There were two empty seats on Delta flight 11 this morning. I wonder what happened to them, if someone was able to stretch out and sleep all the way across the Atlantic Ocean, if a couple of students riding standby snatched them up for forty euros a piece, or if they remained empty all the way from London to Atlanta.
I was supposed to be sitting in seat 43F today, but instead, I found myself sitting in the front seat of a Swedish taxi car. After getting really turned around in a new area of Stockholm, I tapped on the window of an idle taxi. The driver waved me in eagerly. “Nej, nej,” I said. “En fråga.” A question. That’s all I had.
His English was decent though. I told him where I was trying to go, and he explained that the road was under construction, that there was really no good way to walk there. “Please let me drive you,” he said, refusing to take no for an answer. “For free today. Just please.” I folded myself into the passenger seat.
We talked of many things in that short ride. “Where are you from?” is always the first question, and I told him Atlanta. He wanted to know why I didn’t have a southern accent, then did his best impression, which involved dropping one side of his mouth all the way to his jaw and producing a horrendous wail. Maybe it was his long bushy hair that gave me the impression of a lion. He must’ve gleaned that idea from movies, but I didn’t say anything about that. I said that my accent faded when I began learning other languages, especially Hungarian because you really have loosen every muscle in your face to speak Hungarian. It comes out occasionally, though, especially if I’m drunk or tired.
That put us on the topic of languages. He asked what I thought of Swedish. “Its not bad,” I said. “Knowing some Danish really helps, and I think its actually easier than Danish.”
Well that really set him off. “Denmark? Oh, the Danes!” He scrunched up his face, pounded his fist on the steering wheel, and let out a toneless slur of noise that was several decibels higher than his voice. “Oh, the Danes,” he said when he was done. “They need to spit out their porridge and say something with words.”
Its the Viking complex. It lingers, I think.
Then he asked me if I’d ever met Obama. Never, I said. But I voted for him. He seemed to like that, his face brightened a bit.
What do you do?” he asked next, but before I finished my four-syllable response, he began talking. “See, I’m a taxi driver for the past two years, but before I was a taxi driver, I was a painter.” “Oh really, what did you paint?” “Anything!” he said. “Anything like… like nature?” I asked, waving my hand up across windshield. He seemed confused. “I painted anything. Walls, doors, cabinets, floors.” “Oh, okay,” I said. “I thought you meant a painter who makes art.” “No, no,” he was grimacing. “Not art.”
He told me that he liked painting and misses it sometimes. But he likes being a taxi driver too. Did I know that this is the best taxi company in the world? No, I didn’t know that. He couldn’t remember who had said it, maybe it was Newsweek. It was definitely somebody big who said that this was the best taxi company in the world. “So now you can tell everybody that you have ridden in the world’s best taxi!” he beamed and told me to take a company card. I agreed and reached for a card, but the slot was empty.

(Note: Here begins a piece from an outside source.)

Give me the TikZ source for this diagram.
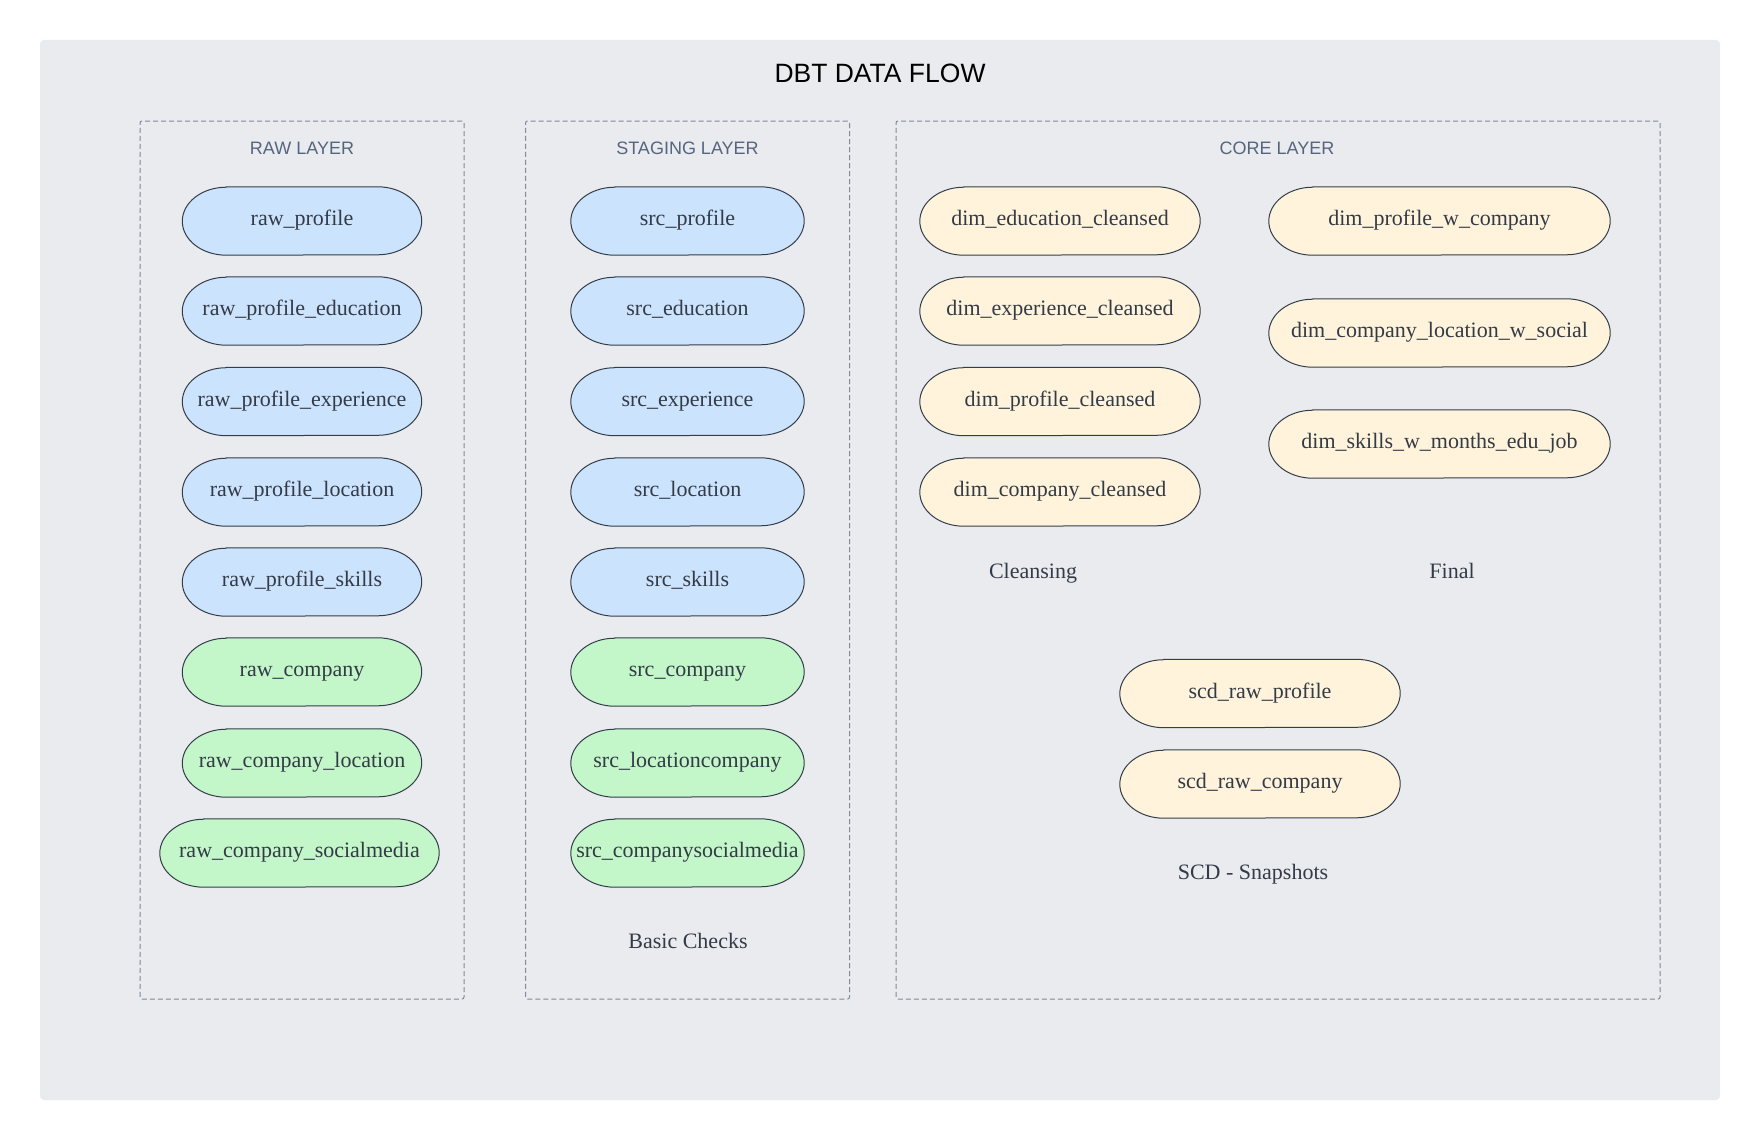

He pulled into my neighborhood. I gathered my things and thanked him profusely. “Nej, I like helping people sometimes,” he said. “I don’t try to help very often, but when I do, I like it.” I promised to help someone else in return for his kindness. “That’s better than money,” he said, smiling big. I forgot to mention that he smiled a lot. A very animated gentleman. I never got his name, or the taxi company he works for.
But instead of occupying seat 43F, which cost me five hundred dollars and was only a back-up plan that I had to make 5 months ago to the day, I was in the front seat of a Swedish taxi - the world’s best taxi company according to someone - with a painter from Stockholm who drove me all the way home and did not charge me a single penny.